Mit über 20 Familien und 1500 Arten sind die Passerida die artenreichste Gruppe. Während des Oligozäns und des Miozäns haben sie sich immer wieder neu verzweigt. Zu ihren gehören u.a. die Lerchen, Pieper und Bachstelzen, Männchen, Weber, Sperlinge, Finken, Waldlaubsänger, Eisvögel, Tangaren.

Auch die Sperlinge gehören zu den Passerida. Es ist schon etwas zum Schmunzeln, wenn wann Dinosaurier-Kladen nachschlägt, z.B. Paraves, und dann zunächst auf ihn stößt: Der Spatz, unser Haussperling (Passer domesticus).

Wikipedia, Paraves

Zu den Passerida gehört die Überfamilie der Emberiozoidea, die vor allem in der Neuen Welt vorkommt. Dazu gehören die Altweltammern, die Kardinäle, Tangaren und Verwandte, Neuweltammern, Waldsänger und Stärlinge, sowie einige kleine Familien. Das sind die „New World nine-primaried oscines“, Singvögel mit neun sichtbaren Handschwingenfedern.
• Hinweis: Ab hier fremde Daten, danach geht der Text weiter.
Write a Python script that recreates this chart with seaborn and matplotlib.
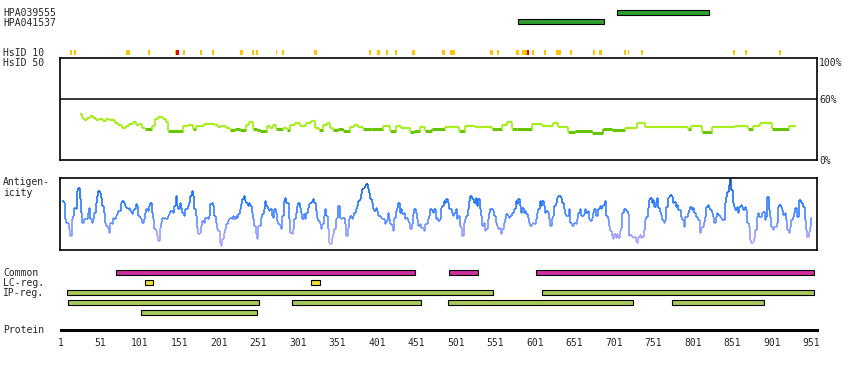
import numpy as np
import matplotlib
matplotlib.use("Agg")
import matplotlib.pyplot as plt
import seaborn as sns
from matplotlib.collections import LineCollection
from matplotlib.colors import LinearSegmentedColormap

sns.set_style("white")
plt.rcParams["font.family"] = ["DejaVu Sans Mono"]
FS = 7

PROTEIN_LEN = 959

# ------------------------------------------------------------------
# data
# ------------------------------------------------------------------
# antibody (HPA) target regions, residues
hpa_names = ["HPA039555", "HPA041537"]
hpa_start = [706, 580]
hpa_end = [822, 689]

# HsID 10 hits (start, end) in residues
hsid_yellow_start = [12, 17, 83, 111, 145, 156, 177, 192, 228, 243, 248, 273, 281, 322, 391, 402,
                     413, 424, 446, 484, 494, 545, 553, 578, 585, 598, 613, 628, 646, 675, 683,
                     715, 719, 736, 852, 868, 911]
hsid_yellow_end = [15, 20, 89, 114, 147, 158, 180, 195, 231, 246, 251, 275, 284, 325, 394, 405,
                   416, 427, 449, 487, 500, 548, 556, 581, 591, 601, 616, 634, 649, 678, 686,
                   717, 721, 739, 855, 870, 914]
hsid_red_start = [147, 591]
hsid_red_end = [151, 594]

# similarity (HsID 50) step line: breakpoints (residue) and % identity
sim_pos = [25, 28, 31, 34, 38, 42, 46, 50, 54, 58, 62, 66, 70, 74, 78, 84, 88, 92, 96, 100,
           104, 108, 116, 120, 124, 130, 134, 137, 156, 162, 169, 172, 183, 196, 200, 204, 210,
           215, 222, 228, 236, 240, 244, 250, 254, 262, 266, 270, 274, 282, 288, 292, 298, 304,
           312, 318, 323, 328, 333, 338, 342, 346, 352, 358, 367, 372, 378, 384, 395, 409, 418,
           426, 432, 443, 449, 456, 462, 471, 488, 505, 513, 526, 547, 560, 566, 572, 579, 598,
           610, 625, 631, 644, 652, 674, 688, 699, 716, 731, 741, 796, 800, 813, 826, 843, 855,
           872, 878, 887, 902, 923]
sim_val = [45, 41, 39, 41, 43, 41, 39, 40, 38, 40, 39, 39, 36, 34, 31, 33, 35, 37, 34, 35,
           31, 30, 33, 40, 42, 40, 37, 28, 33, 34, 30, 33, 35, 34, 32, 33, 31,
           29, 30, 29, 34, 37, 30, 29, 28, 33, 31, 34, 30, 31, 29, 34, 36, 33,
           36, 38, 31, 29, 34, 36, 31, 29, 30, 28, 32, 34, 32, 30, 30, 33, 28,
           33, 31, 27, 28, 32, 28, 30, 32, 28, 33, 32, 30, 34, 37, 30, 30, 35,
           33, 36, 32, 27, 28, 26, 30, 29, 31, 36, 32, 30, 33, 27, 32, 32, 33,
           30, 33, 36, 30, 33]
sim_end = 932

# antigenicity profile, sampled evenly from residue 3 to 952 (height in panel units, 0-216)
antigen_val = [
    147, 142, 92, 82, 82, 62, 42, 92, 102, 127, 122, 177, 187, 152, 112, 82, 92, 92, 92, 112,
    127, 92, 82, 92, 112, 142, 162, 177, 172, 157, 132, 112, 82, 72, 62, 52, 82, 77, 97, 92,
    102, 107, 117, 117, 142, 147, 142, 132, 127, 122, 127, 117, 107, 117, 122, 137, 132, 102, 97, 92,
    82, 92, 112, 122, 117, 132, 142, 112, 92, 62, 57, 42, 27, 67, 82, 97, 92, 97, 92, 102,
    107, 117, 117, 112, 132, 162, 132, 122, 142, 127, 112, 102, 122, 122, 132, 142, 162, 177, 162, 122,
    102, 67, 47, 52, 72, 87, 82, 97, 97, 92, 102, 137, 142, 132, 102, 82, 62, 57, 22, 12,
    32, 52, 62, 77, 87, 92, 97, 92, 102, 92, 102, 97, 107, 122, 137, 152, 162, 147, 142, 132,
    # 250-440 px
    142, 132, 112, 92, 72, 47, 32, 72, 72, 97, 107, 122, 147, 132, 122, 117, 122, 102, 97, 122,
    112, 87, 77, 72, 62, 102, 147, 157, 142, 142, 92, 52, 47, 62, 92, 112, 132, 142, 127, 112,
    92, 107, 92, 112, 127, 137, 142, 147, 152, 142, 117, 97, 87, 77, 62, 77, 102, 122, 102, 62,
    22, 17, 37, 47, 62, 92, 97, 132, 97, 92, 97, 97, 77, 42, 67, 92, 102, 92, 102, 112,
    122, 132, 147, 152, 167, 182, 187, 192, 197, 182, 172, 152, 142, 122, 117, 127, 117, 102, 102, 97,
    92, 92, 77, 87, 112, 92, 77, 72, 57, 97, 117, 127, 142, 112, 122, 107, 112, 92, 97, 87,
    82, 62, 77, 107, 122, 112, 92, 72, 77, 67, 67, 57, 77, 77, 92, 102, 122, 117, 112, 122,
    92, 97, 87,
    # 440-630 px
    92, 127, 132, 147, 142, 152, 142, 122, 122, 112, 102, 112, 122, 92, 102, 72, 67, 42, 82, 92,
    102, 122, 147, 162, 152, 152, 142, 157, 132, 152, 122, 102, 72, 82, 57, 62, 92, 112, 122, 122,
    117, 102, 82, 72, 62, 67, 47, 62, 82, 92, 107, 102, 97, 102, 112, 112, 122, 147, 137, 152,
    132, 112, 127, 112, 117, 107, 97, 82, 72, 77, 82, 77, 92, 112, 122, 147, 132, 147, 132, 112,
    117, 112, 92, 72, 97, 102, 132, 142, 157, 162, 162, 157, 142, 122, 107, 102, 102, 122, 82, 72,
    72, 82, 77, 92, 112, 122, 102, 102, 107, 122, 112, 117, 92, 87, 97, 112, 122, 102, 102, 122,
    132, 122, 132, 137, 147, 102, 92, 72, 57, 42, 32, 47, 37, 47, 37, 57, 67, 112, 122, 122,
    117, 107, 42,
    # 630-812 px
    45, 40, 35, 40, 25, 20, 40, 45, 35, 40, 60, 90, 100, 125, 150, 155, 140, 150, 130, 145,
    155, 125, 115, 105, 90, 80, 90, 130, 155, 160, 165, 160, 140, 145, 130, 135, 120, 120, 100, 90,
    70, 100, 100, 110, 120, 130, 120, 125, 110, 100, 100, 90, 50, 65, 70, 85, 100, 130, 135, 125,
    120, 110, 100, 80, 100, 110, 105, 100, 95, 90, 90, 140, 160, 175, 195, 215, 180, 140, 130, 120,
    130, 110, 130, 135, 130, 120, 130, 120, 80, 70, 30, 20, 25, 35, 60, 100, 110, 100, 100, 110,
    115, 90, 100, 160, 120, 100, 70, 60, 70, 70, 80, 130, 135, 130, 120, 105, 110, 90, 60, 50,
    70, 90, 100, 110, 125, 100, 100, 150, 140, 140, 130, 90, 60, 40, 55, 70, 95,
]
antigen_first, antigen_last = 3, 952

# feature tracks: (row, start, end)
common_start = [71, 493, 603]
common_end = [450, 530, 955]
lc_start = [108, 318]
lc_end = [117, 329]
ip_row = [2, 2, 3, 3, 3, 3, 4]
ip_start = [9, 611, 10, 294, 492, 775, 103]
ip_end = [548, 955, 252, 457, 726, 892, 249]

protein_ticks = [1, 51, 101, 151, 201, 251, 301, 351, 401, 451, 501, 551, 601, 651, 701, 751,
                 801, 851, 901, 951]

# ------------------------------------------------------------------
# figure helpers
# ------------------------------------------------------------------
W, H = 850, 370
fig = plt.figure(figsize=(W / 100, H / 100), dpi=100)


def px_axes(x0, y0, x1, y1):
    ax = fig.add_axes([x0 / W, 1 - y1 / H, (x1 - x0) / W, (y1 - y0) / H])
    ax.set_facecolor("none")
    return ax


def bare(ax):
    for s in ax.spines.values():
        s.set_visible(False)
    ax.set_xticks([])
    ax.set_yticks([])


def label(y, text):
    fig.text(3 / W, 1 - y / H, text, ha="left", va="center", fontsize=FS, linespacing=1.05)


def steps(pos, val, end):
    pos = list(pos) + [end]
    horiz, hv, vert, vv = [], [], [], []
    for i, v in enumerate(val):
        horiz.append([(pos[i], v), (pos[i + 1], v)])
        hv.append(v)
        if i + 1 < len(val):
            vert.append([(pos[i + 1], v), (pos[i + 1], val[i + 1])])
            vv.append((v, val[i + 1]))
    return horiz, hv, vert, vv


# ------------------------------------------------------------------
# HPA bars
# ------------------------------------------------------------------
ax = px_axes(61, 7.5, 817, 26.5)
ax.barh(range(len(hpa_names)), np.array(hpa_end) - np.array(hpa_start), left=hpa_start,
        height=0.52, color="#2f9e2f", edgecolor="black", linewidth=0.8)
ax.set_xlim(1, PROTEIN_LEN)
ax.set_ylim(1.5, -0.5)
bare(ax)
label(13, hpa_names[0])
label(22.5, hpa_names[1])

# ------------------------------------------------------------------
# HsID 10 strip
# ------------------------------------------------------------------
ax = px_axes(61, 49.5, 817, 55)
ax.barh(0, np.array(hsid_yellow_end) - np.array(hsid_yellow_start), left=hsid_yellow_start,
        height=1, color="#ffc400", linewidth=0)
ax.barh(0, np.array(hsid_red_end) - np.array(hsid_red_start), left=hsid_red_start,
        height=1, color="#e80000", linewidth=0)
ax.set_xlim(1, PROTEIN_LEN)
ax.set_ylim(-0.5, 0.5)
bare(ax)
label(52.5, "HsID 10")
label(62.5, "HsID 50")

# ------------------------------------------------------------------
# similarity panel
# ------------------------------------------------------------------
ax = px_axes(60, 58, 817, 160)
ax.set_xlim(0, PROTEIN_LEN)
ax.set_ylim(0, 100)
ax.axhline(60, color="black", lw=1.1)
light, dark = "#a6ee1c", "#66c400"
horiz, hv, vert, vv = steps(sim_pos, sim_val, sim_end)
segs = horiz + vert
cols = [dark if v <= 30 else light for v in hv] + [dark if max(a, b) <= 30 else light for a, b in vv]
lws = [2.2 if v <= 30 else 1.6 for v in hv] + [1.3] * len(vv)
ax.add_collection(LineCollection(segs, colors=cols, linewidths=lws, capstyle="butt"))
ax.set_xticks([])
ax.yaxis.tick_right()
ax.set_yticks([0, 60, 100])
ax.set_yticklabels(["0%", "60%", "100%"], fontsize=FS)
ax.get_yticklabels()[-1].set_va("top")
ax.tick_params(axis="y", length=0, pad=1.5)
for s in ax.spines.values():
    s.set_linewidth(1.2)
    s.set_color("black")

# ------------------------------------------------------------------
# antigenicity panel
# ------------------------------------------------------------------
ax = px_axes(60, 178, 817, 250)
ax.set_xlim(0, PROTEIN_LEN)
ax.set_ylim(0, 216)
cmap = LinearSegmentedColormap.from_list(
    "antigen", [(0.0, "#b0a6ff"), (0.2, "#9a9cff"), (0.35, "#6a8eff"), (0.5, "#3a80ff"),
                (0.65, "#1a70ff"), (0.8, "#0c66f0"), (0.9, "#0558d0"), (1.0, "#0048a8")])
apos = np.linspace(antigen_first, antigen_last, len(antigen_val))
horiz, hv, vert, vv = steps(apos, antigen_val, antigen_last + 1)
segs = horiz + vert
vals = hv + [(a + b) / 2 for a, b in vv]
ax.add_collection(LineCollection(segs, colors=cmap(np.array(vals) / 216), linewidths=1.15))
ax.set_xticks([])
ax.set_yticks([])
for s in ax.spines.values():
    s.set_linewidth(1.2)
    s.set_color("black")
label(187.5, "Antigen-\nicity")

# ------------------------------------------------------------------
# feature tracks
# ------------------------------------------------------------------
ax = px_axes(61, 267.3, 817, 317.3)
ax.barh([0] * len(common_start), np.array(common_end) - np.array(common_start), left=common_start,
        height=0.46, color="#cc2f9e", edgecolor="black", linewidth=0.8)
ax.barh([1] * len(lc_start), np.array(lc_end) - np.array(lc_start), left=lc_start,
        height=0.46, color="#eedc3a", edgecolor="black", linewidth=0.8)
ax.barh(ip_row, np.array(ip_end) - np.array(ip_start), left=ip_start,
        height=0.46, color="#a8c85c", edgecolor="black", linewidth=0.8)
ax.set_xlim(1, PROTEIN_LEN)
ax.set_ylim(4.5, -0.5)
bare(ax)
label(272.5, "Common")
label(283, "LC-reg.")
label(293, "IP-reg.")

# ------------------------------------------------------------------
# protein axis
# ------------------------------------------------------------------
ax = px_axes(61, 320, 817.5, 330)
ax.set_xlim(1, PROTEIN_LEN)
for k in ["top", "left", "right"]:
    ax.spines[k].set_visible(False)
ax.spines["bottom"].set_linewidth(2.2)
ax.spines["bottom"].set_color("black")
ax.set_yticks([])
ax.set_xticks(protein_ticks + [PROTEIN_LEN])
ax.set_xticklabels([str(t) for t in protein_ticks] + [""], fontsize=FS)
ax.tick_params(axis="x", direction="out", length=3, width=1.4, pad=2.5, color="black")
label(330, "Protein")

fig.savefig("out.png", dpi=100)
In diese Überfamilie gehören auch die Finken; sie sind weltweit verbreitet.  Viele Vögel heißen „Finken“, so die Prachtfinken; im engeren Sinne sind die  Edelfinken, Stieglitzartigen und Organisten gemeint. Bei uns zuhause sind u.a. der Dompfaff oder Gimpel (Pyrrhula pyrrhula) und der Buchfink (Fringilla coelebs).

Zwei Familien, Altweltammern und die Sporn- und Schneeammern, kehrten nach Eurasien zurück und kolonisierten dort. Zu den Altweltammern gehört auch die Goldammer (Emberiza citrinella), die häufigste Ammernart in Europa.

Zurück zur Vogeluhr

Früh um 03:00 singt der  Gartenrotschwanz M, dann um 03:10 das Rotkehlchen M, um 03:15 die Amsel M, um 03:20 der Zaunkönig S, um 03:30 der Kuckuck, um 03:45 die Kohlmeise S, um 03:50 der Zilpzalp (S), um 04:00 der Buchfink P, um 04:20 der Haussperling P, und schließlich um 04:40 der Star M.

Wobei der Kuckuck nicht zu den Singvögel gehört. Er bildet zusammen mit den Turacos und den Trappen die Klade Otidimorphe.

Der NABU bietet auf seiner Webseite eine besonders schöne, interaktive Vogeluhr an.

https://www.nabu.de/tiere-und-pflanzen/voegel/vogelkunde/voegel-bestimmen/20663.html

Genieße wir den Gesang der Vögel. Und auch, dass uns ein paar Dinosaurier geblieben sind.

Oliveros et. al. „Earth History and the Passerine Superradiation“ von 2019.